Vendée-Globe-Logbuch : „Ich bin müde und sehe crazy aus“
Boris Herrmann hält eine große Rohrzange vor sein Gesicht. Diesen Greifer präsentiert er in einem Videoupdate vom Mittwoch. Er habe damit sein Segel repariert und fühle sich nun wie der tüftelnde Serien-Agent MacGyver. Wer auf dem Meer allein unterwegs ist, muss erfinderisch werden, selbst wenn die Bedingungen hart sind. Solo-Segler müssen ihre Boote nicht nur durch die Wellen steuern, sondern auch reparieren können, wenn sie Schaden nehmen.
Am Donnerstag musste Herrmann wieder als Handwerker aktiv werden. Eine Befestigung am J2-Segel hatte sich gelöst. Um das Problem zu beheben, musste er sein Boot sogar kurz stoppen, wie er in einer Sprachnachricht erzählte. Dann nahm er wieder Fahrt auf und segelte mit 20 Knoten weiter durchs Südpolarmeer. Er nehme nun eine ähnliche Route wie Justine Mettraux (Teamwork – Team Snef). Sie segelt auf Position zehn direkt vor ihm. Für die Hälfte der Woche erwartet er moderate Konditionen. „Gerade geht es gut voran“, sagte Herrmann. Sein Rückstand auf die Spitze: rund 1350 Seemeilen.
Mentaler Zusammenbruch mitten auf See
Seine Stimmung schien sich trotzdem wieder etwas verbessert zu haben. Denn in der vergangenen Nacht fand er mehr Schlaf und Ruhe.
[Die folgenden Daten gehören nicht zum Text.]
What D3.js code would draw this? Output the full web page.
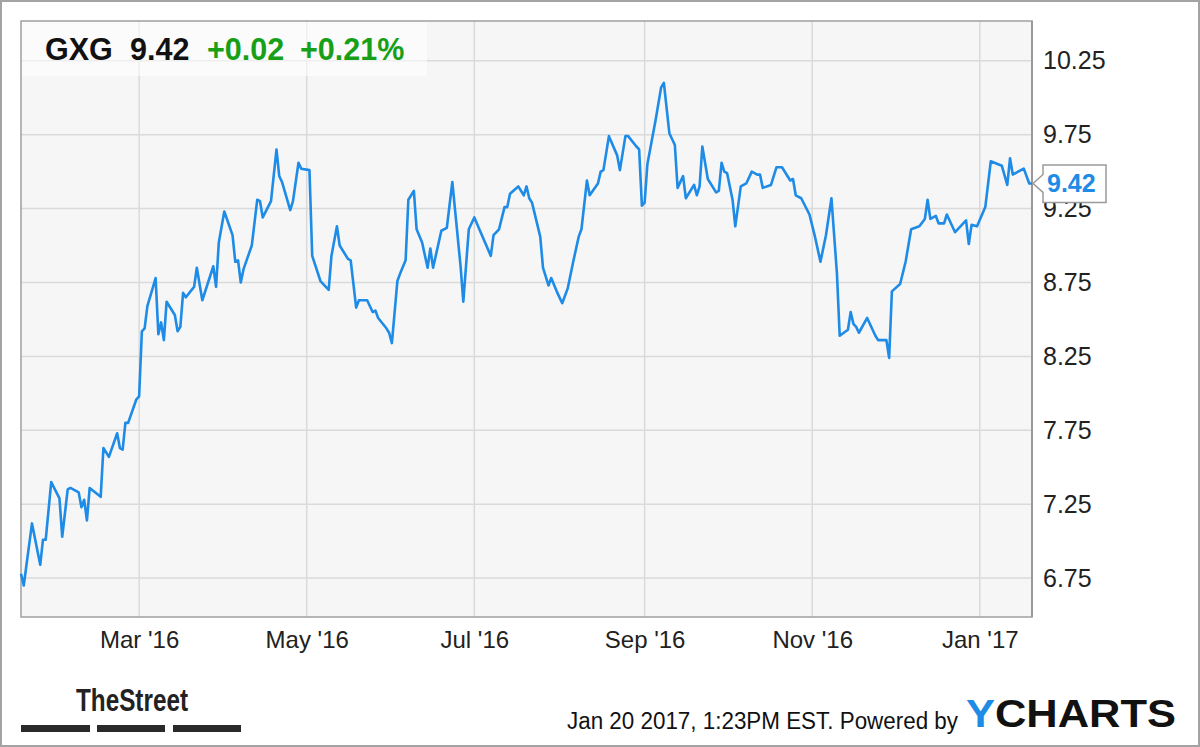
<!DOCTYPE html>
<html>
<head>
<meta charset="utf-8">
<script src="https://cdn.jsdelivr.net/npm/d3@7"></script>
<style>
  html, body { margin: 0; padding: 0; background: #fff; }
  svg { display: block; font-family: "Liberation Sans", Arial, sans-serif; }
</style>
</head>
<body>
<svg id="chart" width="1200" height="747"></svg>
<script>
// ---- data ----
const dates = [
  "2016-01-18","2016-01-19","2016-01-22","2016-01-25","2016-01-26","2016-01-27","2016-01-29",
  "2016-02-01","2016-02-02","2016-02-04","2016-02-05","2016-02-08","2016-02-09","2016-02-10","2016-02-11","2016-02-12",
  "2016-02-16","2016-02-17","2016-02-19","2016-02-22","2016-02-23","2016-02-24","2016-02-25","2016-02-26","2016-02-29",
  "2016-03-01","2016-03-02","2016-03-03","2016-03-04","2016-03-07","2016-03-08","2016-03-09","2016-03-10","2016-03-11",
  "2016-03-14","2016-03-15","2016-03-16","2016-03-17","2016-03-18","2016-03-21","2016-03-22","2016-03-24","2016-03-28",
  "2016-03-29","2016-03-30","2016-04-01","2016-04-04","2016-04-05","2016-04-06","2016-04-07","2016-04-08","2016-04-11",
  "2016-04-13","2016-04-14","2016-04-15","2016-04-18","2016-04-20","2016-04-21","2016-04-22","2016-04-25","2016-04-26",
  "2016-04-28","2016-04-29","2016-05-02","2016-05-03","2016-05-06","2016-05-09","2016-05-10","2016-05-12","2016-05-13",
  "2016-05-16","2016-05-17","2016-05-19","2016-05-20","2016-05-23","2016-05-25","2016-05-26","2016-05-27","2016-05-30",
  "2016-05-31","2016-06-01","2016-06-03","2016-06-04","2016-06-06","2016-06-07","2016-06-09","2016-06-10","2016-06-12",
  "2016-06-14","2016-06-15","2016-06-16","2016-06-19","2016-06-21","2016-06-23","2016-06-26","2016-06-27","2016-06-29",
  "2016-07-01","2016-07-07","2016-07-08","2016-07-10","2016-07-12","2016-07-13","2016-07-14","2016-07-17","2016-07-19",
  "2016-07-20","2016-07-21","2016-07-22","2016-07-25","2016-07-26","2016-07-28","2016-07-29","2016-07-31","2016-08-02",
  "2016-08-04","2016-08-06","2016-08-08","2016-08-09","2016-08-11","2016-08-12","2016-08-15","2016-08-16","2016-08-17",
  "2016-08-19","2016-08-22","2016-08-23","2016-08-25","2016-08-26","2016-08-29","2016-08-30","2016-08-31","2016-09-01",
  "2016-09-02","2016-09-05","2016-09-07","2016-09-08","2016-09-10","2016-09-12","2016-09-13","2016-09-15","2016-09-16",
  "2016-09-19","2016-09-20","2016-09-21","2016-09-22","2016-09-24","2016-09-27","2016-09-28","2016-09-29","2016-09-30",
  "2016-10-01","2016-10-03","2016-10-04","2016-10-06","2016-10-08","2016-10-10","2016-10-12","2016-10-13","2016-10-14",
  "2016-10-17","2016-10-19","2016-10-21","2016-10-24","2016-10-25","2016-10-26","2016-10-28","2016-10-31","2016-11-02",
  "2016-11-04","2016-11-06","2016-11-08","2016-11-10","2016-11-11","2016-11-14","2016-11-15","2016-11-16","2016-11-17",
  "2016-11-18","2016-11-21","2016-11-24","2016-11-25","2016-11-28","2016-11-29","2016-11-30","2016-12-03","2016-12-05",
  "2016-12-07","2016-12-10","2016-12-12","2016-12-13","2016-12-14","2016-12-16","2016-12-17","2016-12-19","2016-12-20",
  "2016-12-23","2016-12-27","2016-12-28","2016-12-29","2016-12-31","2017-01-03","2017-01-05","2017-01-09","2017-01-11",
  "2017-01-12","2017-01-13","2017-01-17","2017-01-19","2017-01-20"
];
const prices = [
  6.78,6.70,7.12,6.84,7.01,7.01,7.40,
  7.29,7.03,7.35,7.36,7.33,7.23,7.28,7.14,7.36,
  7.30,7.63,7.57,7.73,7.63,7.62,7.80,7.80,7.96,
  7.98,8.42,8.44,8.59,8.78,8.40,8.48,8.36,8.62,
  8.53,8.42,8.45,8.68,8.65,8.72,8.85,8.63,8.86,
  8.72,9.02,9.23,9.07,8.89,8.90,8.75,8.84,9.00,
  9.31,9.30,9.19,9.30,9.65,9.47,9.43,9.24,9.30,
  9.56,9.52,9.51,8.93,8.76,8.70,8.93,9.13,9.00,
  8.91,8.90,8.58,8.63,8.63,8.55,8.56,8.51,8.44,
  8.41,8.34,8.76,8.81,8.90,9.31,9.37,9.11,9.02,
  8.85,8.98,8.85,9.10,9.12,9.43,8.86,8.62,9.11,
  9.19,8.93,9.07,9.11,9.26,9.26,9.35,9.40,9.34,
  9.40,9.32,9.29,9.06,8.85,8.73,8.78,8.69,8.61,
  8.71,8.89,9.06,9.11,9.44,9.34,9.42,9.50,9.51,
  9.74,9.61,9.51,9.74,9.74,9.67,9.65,9.27,9.29,
  9.55,9.85,10.07,10.10,9.76,9.68,9.39,9.47,9.32,
  9.41,9.34,9.40,9.67,9.45,9.36,9.37,9.56,9.50,
  9.49,9.31,9.13,9.40,9.42,9.50,9.48,9.48,9.39,
  9.41,9.53,9.53,9.44,9.45,9.34,9.32,9.21,9.06,
  8.89,9.07,9.32,8.81,8.39,8.43,8.55,8.47,8.45,
  8.41,8.51,8.39,8.36,8.36,8.24,8.69,8.74,8.89,
  9.11,9.13,9.18,9.31,9.18,9.20,9.15,9.15,9.21,
  9.09,9.17,9.01,9.14,9.13,9.26,9.57,9.54,9.41,
  9.59,9.48,9.52,9.42,9.42
];
const yTickValues = [6.75, 7.25, 7.75, 8.25, 8.75, 9.25, 9.75, 10.25];
const xTickDates = ["2016-03-01","2016-05-01","2016-07-01","2016-09-01","2016-11-01","2017-01-01"];
const ticker = "GXG";
const lastPrice = "9.42";
const change = "+0.02";
const changePct = "+0.21%";
const footerText = "Jan 20 2017, 1:23PM EST.  Powered by";

// ---- setup ----
const parse = d3.timeParse("%Y-%m-%d");
const data = dates.map((d, i) => ({ date: parse(d), value: prices[i] }));

const svg = d3.select("#chart");
const W = 1200, H = 747;
const plot = { left: 21, top: 21, right: 1032, bottom: 617 };

const x = d3.scaleTime()
  .domain([parse("2016-01-18"), parse("2017-01-20")])
  .range([plot.left, plot.right]);
const y = d3.scaleLinear()
  .domain([6.487, 10.519])
  .range([plot.bottom, plot.top]);

// outer frame
svg.append("rect")
  .attr("x", 1).attr("y", 1).attr("width", W - 2).attr("height", H - 2)
  .attr("fill", "#fff").attr("stroke", "#a3a3a3").attr("stroke-width", 2);

// plot background
svg.append("rect")
  .attr("x", plot.left).attr("y", plot.top)
  .attr("width", plot.right - plot.left).attr("height", plot.bottom - plot.top)
  .attr("fill", "#f6f6f6");

// gridlines
const grid = svg.append("g").attr("stroke", "#dadada").attr("stroke-width", 1.5);
grid.selectAll("line.h").data(yTickValues).join("line")
  .attr("class", "h")
  .attr("x1", plot.left).attr("x2", plot.right)
  .attr("y1", d => y(d)).attr("y2", d => y(d));
grid.selectAll("line.v").data(xTickDates.map(parse)).join("line")
  .attr("class", "v")
  .attr("x1", d => x(d)).attr("x2", d => x(d))
  .attr("y1", plot.top).attr("y2", plot.bottom);

// plot border
svg.append("rect")
  .attr("x", plot.left).attr("y", plot.top)
  .attr("width", plot.right - plot.left).attr("height", plot.bottom - plot.top)
  .attr("fill", "none").attr("stroke", "#a0a0a0").attr("stroke-width", 1.5);
svg.append("line")
  .attr("x1", plot.right).attr("x2", plot.right)
  .attr("y1", plot.top).attr("y2", plot.bottom)
  .attr("stroke", "#999").attr("stroke-width", 2);

// line
const line = d3.line().x(d => x(d.date)).y(d => y(d.value));
svg.append("path")
  .datum(data)
  .attr("d", line)
  .attr("fill", "none")
  .attr("stroke", "#1e8be6")
  .attr("stroke-width", 2.6)
  .attr("stroke-linejoin", "round");

// header box
svg.append("rect")
  .attr("x", plot.left + 1).attr("y", plot.top + 1)
  .attr("width", 405).attr("height", 54)
  .attr("fill", "#fff").attr("opacity", 0.55);
const headerItems = [
  { t: ticker, x: 45, c: "#111" },
  { t: lastPrice, x: 130, c: "#111" },
  { t: change, x: 207, c: "#17a017" },
  { t: changePct, x: 300, c: "#17a017" }
];
svg.selectAll("text.hdr").data(headerItems).join("text")
  .attr("class", "hdr")
  .attr("x", d => d.x).attr("y", 60)
  .attr("font-size", 30.5).attr("font-weight", "bold")
  .attr("fill", d => d.c)
  .text(d => d.t);

// y axis
const yAxis = d3.axisRight(y).tickValues(yTickValues).tickFormat(d3.format(".2f")).tickSize(0).tickPadding(11);
const gy = svg.append("g").attr("transform", `translate(${plot.right},0)`).call(yAxis);
gy.select(".domain").remove();
gy.selectAll("text")
  .attr("font-family", "Liberation Sans, Arial, sans-serif")
  .attr("font-size", 25).attr("fill", "#222");

// x axis
const xAxis = d3.axisBottom(x).tickValues(xTickDates.map(parse))
  .tickFormat(d3.timeFormat("%b '%y")).tickSize(0).tickPadding(14);
const gx = svg.append("g").attr("transform", `translate(0,${plot.bottom})`).call(xAxis);
gx.select(".domain").remove();
gx.selectAll("text")
  .attr("font-family", "Liberation Sans, Arial, sans-serif")
  .attr("font-size", 24).attr("fill", "#222");

// last value callout
const yLast = y(prices[prices.length - 1]);
const cb = svg.append("g");
cb.append("path")
  .attr("d", `M${plot.right + 1},${yLast} L${plot.right + 11},${yLast - 9} L${plot.right + 11},${yLast - 18.5} L${plot.right + 74},${yLast - 18.5} L${plot.right + 74},${yLast + 19} L${plot.right + 11},${yLast + 19} L${plot.right + 11},${yLast + 9} Z`)
  .attr("fill", "#fff").attr("stroke", "#9a9a9a").attr("stroke-width", 1.5);
cb.append("text")
  .attr("x", plot.right + 15).attr("y", yLast + 9)
  .attr("font-size", 25).attr("font-weight", "bold").attr("fill", "#1e8be6")
  .text(lastPrice);

// TheStreet logo
svg.append("text")
  .attr("x", 76).attr("y", 711)
  .attr("font-size", 32).attr("font-weight", "bold").attr("fill", "#222")
  .attr("textLength", 112).attr("lengthAdjust", "spacingAndGlyphs")
  .text("TheStreet");
[[21, 90], [97, 165], [173, 241]].forEach(([a, b]) => {
  svg.append("rect").attr("x", a).attr("y", 725).attr("width", b - a).attr("height", 7).attr("fill", "#2a2a2a");
});

// footer
svg.append("text")
  .attr("x", 567).attr("y", 729)
  .attr("font-size", 23).attr("fill", "#111")
  .attr("textLength", 391).attr("lengthAdjust", "spacingAndGlyphs")
  .text(footerText);
const yc = svg.append("text")
  .attr("x", 966).attr("y", 727)
  .attr("font-size", 38).attr("font-weight", "bold")
  .attr("textLength", 210).attr("lengthAdjust", "spacingAndGlyphs");
yc.append("tspan").attr("fill", "#1e8be6").text("Y");
yc.append("tspan").attr("fill", "#111").text("CHARTS");
</script>
</body>
</html>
Am Morgen zuvor hatte er von einem mentalen Zusammenbruch berichtet. „Ich fühle mich nicht gut, ich bin müde, und ich sehe crazy aus“, sagte Herrmann, der mit strubbeliger Frisur in die Kamera blickte und danach die bunten Seile auf seinem Deck zeigte. Er habe es nicht geschafft aufzuräumen. Danach filmte er Minutenlang bei einer Wende das Meer und betrachtete die Albatrosse.
Louis Burton (Bureau Vallée) hingegen muss seine Zeit auf dem Meer bald beenden. Am Mittwoch hatte er das Kap der Guten Hoffnung passiert, dann bemerkte er den Schaden am mechanischen Part seines Riggs. Zehn Stunden suchte er nach einer Lösung, um das Problem zu beheben. Doch er fand sie nicht und musste aufgeben. Nun steuert er auf Kapstadt zu, um dort an Land zu gehen. Bei günstigen Winden könnte er die Stadt in rund eineinhalb Tagen erreichen.
Schäden an ihren Booten könnten auch der Spitzengruppe bevorstehen, die gerade in der Nähe des Kerguelen-Archipels unterwegs ist, einer Inselgruppe im südlichen Indischen Ozean. Die Gruppe wird weiter von Charlie Dalin (Macif Santé Prévoyance) angeführt. Auf ihrem Weg nach Australien, zum Kap Leeuwin, stehen ihnen starke Winde und meterhohe Wellen bevor. Niemand weiß, wie gut die Boote diese Bedingungen überstehen werden.